In February, a Cambridge University study found that half of the six year old girls surveyed (repeat: six years old) wished they were thinner.   Where are six year old children getting messaging like that from?  This messaging is part of our culture, is where.   It’s perpetuated by hilarious Facebook groups  (it’s all in good fun!) dedicated to telling a public figure how fat he is, dedicated to posting every picture they can find of said public figure eating food.  (gross, eating food.  That’s such a fat person thing to do!)  And when that same public figure joins the fray by encouraging this atmosphere by, indeed, saying that humiliation is welcome: it only makes it worse.

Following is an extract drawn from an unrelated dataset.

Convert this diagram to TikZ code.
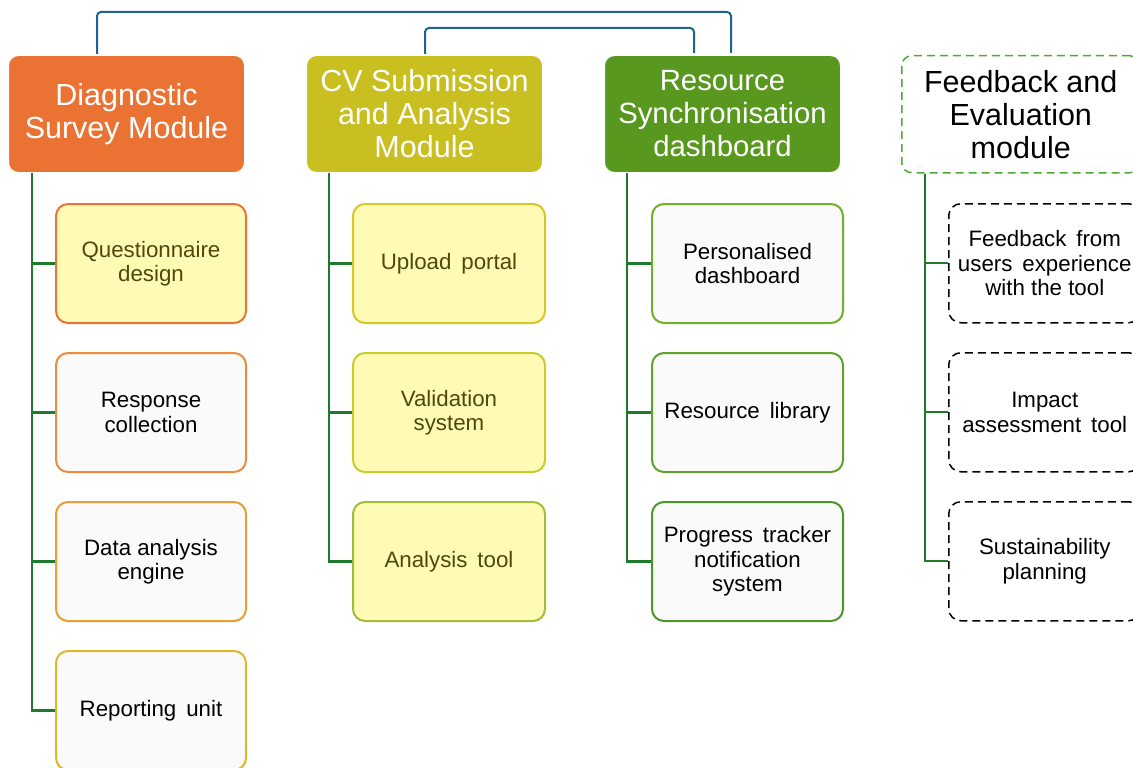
\documentclass[tikz,border=0pt]{standalone}
\usepackage{fontspec}
\setmainfont{Liberation Sans}
\definecolor{hOrange}{HTML}{EA7233}
\definecolor{hCV}{HTML}{C9BF20}
\definecolor{hRes}{HTML}{58981F}
\definecolor{linkBlue}{HTML}{1F6392}
\definecolor{trunkGreen}{HTML}{1F7A2C}
\definecolor{paleYellow}{HTML}{FFFBB4}
\definecolor{oliveText}{HTML}{4B4A0C}
\definecolor{bQ}{HTML}{EB7436}
\definecolor{bR}{HTML}{EC8C3C}
\definecolor{bD}{HTML}{E9A030}
\definecolor{bU}{HTML}{DDB82E}
\definecolor{cU}{HTML}{D6C628}
\definecolor{cV}{HTML}{C8CC2E}
\definecolor{cA}{HTML}{A4BC3A}
\definecolor{gP}{HTML}{72AD2E}
\definecolor{gR}{HTML}{60A22A}
\definecolor{gT}{HTML}{4E952A}
\definecolor{fbGreen}{HTML}{4FA83A}
\begin{document}
\begin{tikzpicture}[x=1pt,y=-1pt,
  header/.style={draw=white,line width=1pt,rounded corners=10pt,anchor=north west,
    minimum width=236pt,minimum height=117pt,inner sep=0pt,align=center,
    font=\fontsize{30.5}{33}\selectfont,text=white},
  child/.style={rounded corners=12pt,anchor=north west,line width=2pt,
    minimum height=119pt,inner sep=0pt,align=center,
    font=\fontsize{22.3}{24.5}\selectfont,fill=white!98!black},
  ychild/.style={child,fill=paleYellow,text=oliveText},
  dchild/.style={child,draw=black,dash pattern=on 8pt off 5pt,line width=1.5pt,fill=none},
  trunk/.style={draw=trunkGreen,line width=2.2pt},
  link/.style={draw=linkBlue,line width=2pt,rounded corners=4pt}
]
\useasboundingbox (0,0) rectangle (1133,768);
\clip (0,0) rectangle (1133,768);

% headers
\node[header,fill=hOrange] (diag) at (8,55) {Diagnostic\\Survey Module};
\node[header,fill=hCV] (cv) at (306,55) {CV Submission\\and Analysis\\Module};
\node[header,fill=hRes,font=\fontsize{29.3}{33}\selectfont] (res) at (604,55) {Resource\\Synchronisation\\dashboard};
\node[header,fill=white,text=black,draw=fbGreen,line width=1.5pt,dash pattern=on 8pt off 5pt,minimum width=238pt] (fb) at (901,55) {Feedback and\\Evaluation\\module};

% column 1
\node[ychild,draw=bQ,minimum width=190pt] (q) at (55,203) {Questionnaire\\design};
\node[child,draw=bR,minimum width=190pt] (rc) at (55,352) {Response\\collection};
\node[child,draw=bD,minimum width=190pt] (da) at (55,501) {Data analysis\\engine};
\node[child,draw=bU,minimum width=190pt] (ru) at (55,650) {Reporting\, unit};

% column 2
\node[ychild,draw=cU,minimum width=192pt] (up) at (352,203) {Upload\, portal};
\node[ychild,draw=cV,minimum width=192pt] (vs) at (352,352) {Validation\\system};
\node[ychild,draw=cA,minimum width=192pt] (at) at (352,501) {Analysis\, tool};

% column 3
\node[child,draw=gP,minimum width=191pt] (pd) at (651,203) {Personalised\\dashboard};
\node[child,draw=gR,minimum width=191pt] (rl) at (651,352) {Resource\, library};
\node[child,draw=gT,minimum width=191pt] (pt) at (651,501) {Progress\, tracker\\notification\\system};

% column 4
\node[dchild,minimum width=192pt] (fu) at (948,203) {Feedback\, from\\users\, experience\\with the tool};
\node[dchild,minimum width=192pt] (ia) at (948,352) {Impact\\assessment\, tool};
\node[dchild,minimum width=192pt] (sp) at (948,501) {Sustainability\\planning};

% trunks
\foreach \c in {q,rc,da,ru} \draw[trunk] ([xshift=24pt]diag.south west) |- (\c.west);
\foreach \c in {up,vs,at} \draw[trunk] ([xshift=23pt]cv.south west) |- (\c.west);
\foreach \c in {pd,rl,pt} \draw[trunk] ([xshift=23pt]res.south west) |- (\c.west);
\foreach \c in {fu,ia,sp} \draw[trunk] ([xshift=24pt]fb.south west) |- (\c.west);

% top links
\coordinate (t1) at (400,12);
\coordinate (t2) at (560,28);
\draw[link] ([xshift=89pt,yshift=1pt]diag.north west) |- (t1) -| ([xshift=127pt,yshift=2pt]res.north west);
\draw[link] ([xshift=119pt,yshift=1pt]cv.north west) |- (t2) -| ([xshift=90pt,yshift=2pt]res.north west);
\end{tikzpicture}
\end{document}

This, by the way, is all without scratching the surface of the fact that this public figure is also well-known and well-loved among teenagers, a demographic that  truly struggles with body image issues. (in 2008 the American Academy of Child & Adolescent Psychology found that approximately 10 in 100 teenage girls suffer from an eating disorder.) When I watched that vlog, as a fat person, I felt that momentary prick of shame you always feel, even when you fight it, of someone vaguely humiliating/embarrassing you.  If I were more motivated, if I were more humiliated, I could lose 15 pounds like John Green.  He doesn’t seem to mind the teasing, he thinks it’s funny.  I guess it is kind of funny.  I’m probably just being too serious about it.  I shouldn’t mind, everyone is just trying to help me, why do I have to be so uptight about it? I couldn’t help but wonder what John Green’s fat teenage fans thought, what his fans who have complicated, disordered relationships with food and eating thought of the video, of the ritual humiliation he seems so delighted to take part in.

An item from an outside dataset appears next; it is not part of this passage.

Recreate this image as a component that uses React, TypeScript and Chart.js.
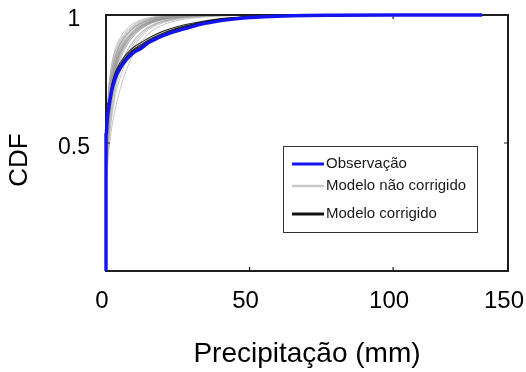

Just in case it’s not clear: I’m not trying to chase John Green out of town with pitchforks, I’m not swearing off everything he ever does and saying all anorexia is his fault and he wants fatties to cry.  What I am saying is: none of this takes place in a vacuum, all of this contributes to a negative climate.  If you don’t believe me, think of the last time you heard someone you know, a friend, a casual acquaintance, a co-worker, a family member, say something casually negative and hurtful about their weight:  I look so fat in this!  I’m such a pig!  I need to lose 10 pounds! If you work with teens, think of a time you heard a teenager say something like this to you.

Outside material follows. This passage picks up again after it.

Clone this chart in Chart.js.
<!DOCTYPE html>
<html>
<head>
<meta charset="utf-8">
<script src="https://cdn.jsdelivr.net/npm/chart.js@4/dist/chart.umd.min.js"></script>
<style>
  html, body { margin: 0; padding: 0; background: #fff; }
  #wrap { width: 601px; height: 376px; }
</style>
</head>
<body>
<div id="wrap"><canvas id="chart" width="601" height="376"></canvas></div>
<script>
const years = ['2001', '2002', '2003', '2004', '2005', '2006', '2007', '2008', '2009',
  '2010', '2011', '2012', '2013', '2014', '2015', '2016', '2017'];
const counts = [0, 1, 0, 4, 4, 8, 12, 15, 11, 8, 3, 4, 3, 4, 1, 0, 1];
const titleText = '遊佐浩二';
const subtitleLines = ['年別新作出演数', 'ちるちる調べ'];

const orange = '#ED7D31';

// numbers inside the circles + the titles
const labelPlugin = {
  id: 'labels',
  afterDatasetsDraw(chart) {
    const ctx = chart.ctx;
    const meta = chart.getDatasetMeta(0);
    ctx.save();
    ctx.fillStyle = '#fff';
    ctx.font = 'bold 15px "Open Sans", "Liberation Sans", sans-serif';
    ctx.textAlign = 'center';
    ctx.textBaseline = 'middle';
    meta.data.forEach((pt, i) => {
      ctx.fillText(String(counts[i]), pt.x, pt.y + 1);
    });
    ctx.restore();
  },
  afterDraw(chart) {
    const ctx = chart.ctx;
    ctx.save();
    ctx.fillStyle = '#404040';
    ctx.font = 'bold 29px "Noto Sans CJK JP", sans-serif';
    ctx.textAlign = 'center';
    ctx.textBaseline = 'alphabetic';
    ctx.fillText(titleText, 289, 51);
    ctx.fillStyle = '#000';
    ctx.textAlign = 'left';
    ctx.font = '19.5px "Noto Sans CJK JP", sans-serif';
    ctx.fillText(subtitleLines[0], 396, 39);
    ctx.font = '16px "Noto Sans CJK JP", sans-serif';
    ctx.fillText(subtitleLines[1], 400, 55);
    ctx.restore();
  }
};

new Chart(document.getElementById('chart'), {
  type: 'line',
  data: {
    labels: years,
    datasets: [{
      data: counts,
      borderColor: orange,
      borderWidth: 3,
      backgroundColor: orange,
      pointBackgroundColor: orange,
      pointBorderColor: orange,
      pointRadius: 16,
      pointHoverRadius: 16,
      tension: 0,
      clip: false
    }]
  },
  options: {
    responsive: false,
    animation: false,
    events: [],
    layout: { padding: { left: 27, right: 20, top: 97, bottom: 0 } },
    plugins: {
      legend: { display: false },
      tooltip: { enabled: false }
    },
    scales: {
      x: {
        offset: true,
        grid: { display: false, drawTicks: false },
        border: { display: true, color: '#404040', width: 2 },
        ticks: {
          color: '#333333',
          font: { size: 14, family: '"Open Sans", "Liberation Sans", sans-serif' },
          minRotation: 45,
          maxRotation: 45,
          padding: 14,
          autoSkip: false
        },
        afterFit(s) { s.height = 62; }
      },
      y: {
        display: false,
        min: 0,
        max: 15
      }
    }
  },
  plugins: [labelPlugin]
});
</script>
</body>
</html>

John Green is not fat.  John Green was never fat. Nerdfighters out there, you want to “decrease suck” and “increase awesome”?  Well, this is how.  Fight this. Take off the PIZZA shirt and stop giggling behind your hands about this.  Pretending that “But John Green was never fat, hah!” is ”part of the joke” is insulting to REAL LIFE fat people and it’s feeding into a culture that teaches us to hate our bodies and feel that if we are anything less than “perfect” we deserve to be humiliated and shamed.  After all, that’s good motivation, right?